県内の有名企業4社をめぐる商品名や店舗名の商標登録トラブル。出願企業が申請を取り下げて事態は収束しましたが、専門家は、企業が知的財産の保護と積極的活用について考える必要性を指摘しています。

▼観光客「みんな着てる。可愛いなと思って買いました」「ほかの人もみんな着ていて、観光している気分になれる」

観光客に人気の高い、県内企業のロゴをあしらったTシャツ。近年、こうしたロゴや商標を扱ったグッズを製造・販売する企業は少なくありません。

先月、こうした商標をめぐるトラブルが表面化しました。ポーク缶の「TULIP」に飲食店の「Jef」、「キングタコス」、塩製品の「シママース」。

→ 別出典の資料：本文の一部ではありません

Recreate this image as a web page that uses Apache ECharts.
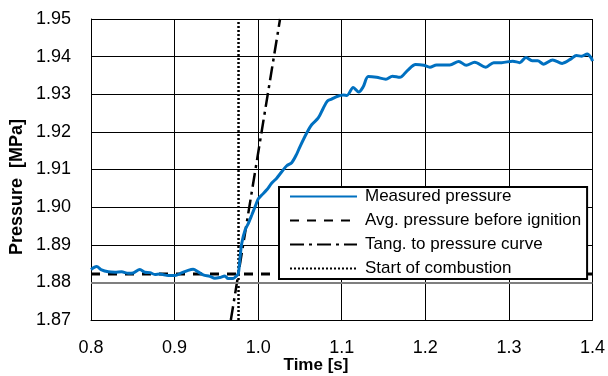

県民に高い知名度のあるこれらの商品名、店舗名の商標登録が、第三者によって無断で出願されたと企業4社が異議を唱えたのです。

商標登録を出願したのは、販促グッズやノベルティの製作を手掛ける企業、琉球ワークス。RBCの取材に対して岩月昭雄社長は、「商談の中で商標登録を勧めたが、登録がなかったため、4社に代わって特許庁へ申請を行った。時間をかけて説明して、理解を頂くべきだった」とコメント。

琉球ワークスは出願取り下げを申請し今月7日までに正式に取り下げられました。

一方、4社の代理人を務める福本龍之介弁護士は「琉球ワークスから商標登録を勧められた事実はない」と反論。4社に無断で出願されたとしたうえで今後は4社が独自に商標登録の出願を進める意向だとしています。

第三者による商標登録の問題点とは何なのか。

西平守秀弁理士によると商標とは本来、自社の商品やサービスを他社のものと区別するために使用するもので、登録がなければ誰でも出願できます。

ロゴなどを使っている当事者に無断で第三者が商標登録すること自体は違法ではありませんが、ただ、その第三者が後に企業などに対して「商標権の侵害」を訴え、権利を買い取るよう求めて金銭を要求したり、ライセンス収入を支払うよう持ちかけたり、といったケースがあると言います。

第三者に商標を使用されたくないというだけなら先に商標登録を済ませれば良いですが、西平弁理士は自社のブランド価値を高め、発展させるための戦略的なツールとして商標を活用すべきだとしています。

今回の4社のケースではその商品名や店舗名が、本来の領域を超える価値を持ったために起きた、とみることができます。人気のオリオンビールロゴに代表されるように、沖縄独特のものに様々な価値が見い出されるようになり、企業が気づかないところで価値が生まれている場合があります。

企業が自らその価値に気づきグッズ販売など本業とは異なる展開に商機があるのであれば、戦略的な商標登録が必要になってきます。

今回の問題は県内企業が知的財産について見直すきっかけになるかもしれません。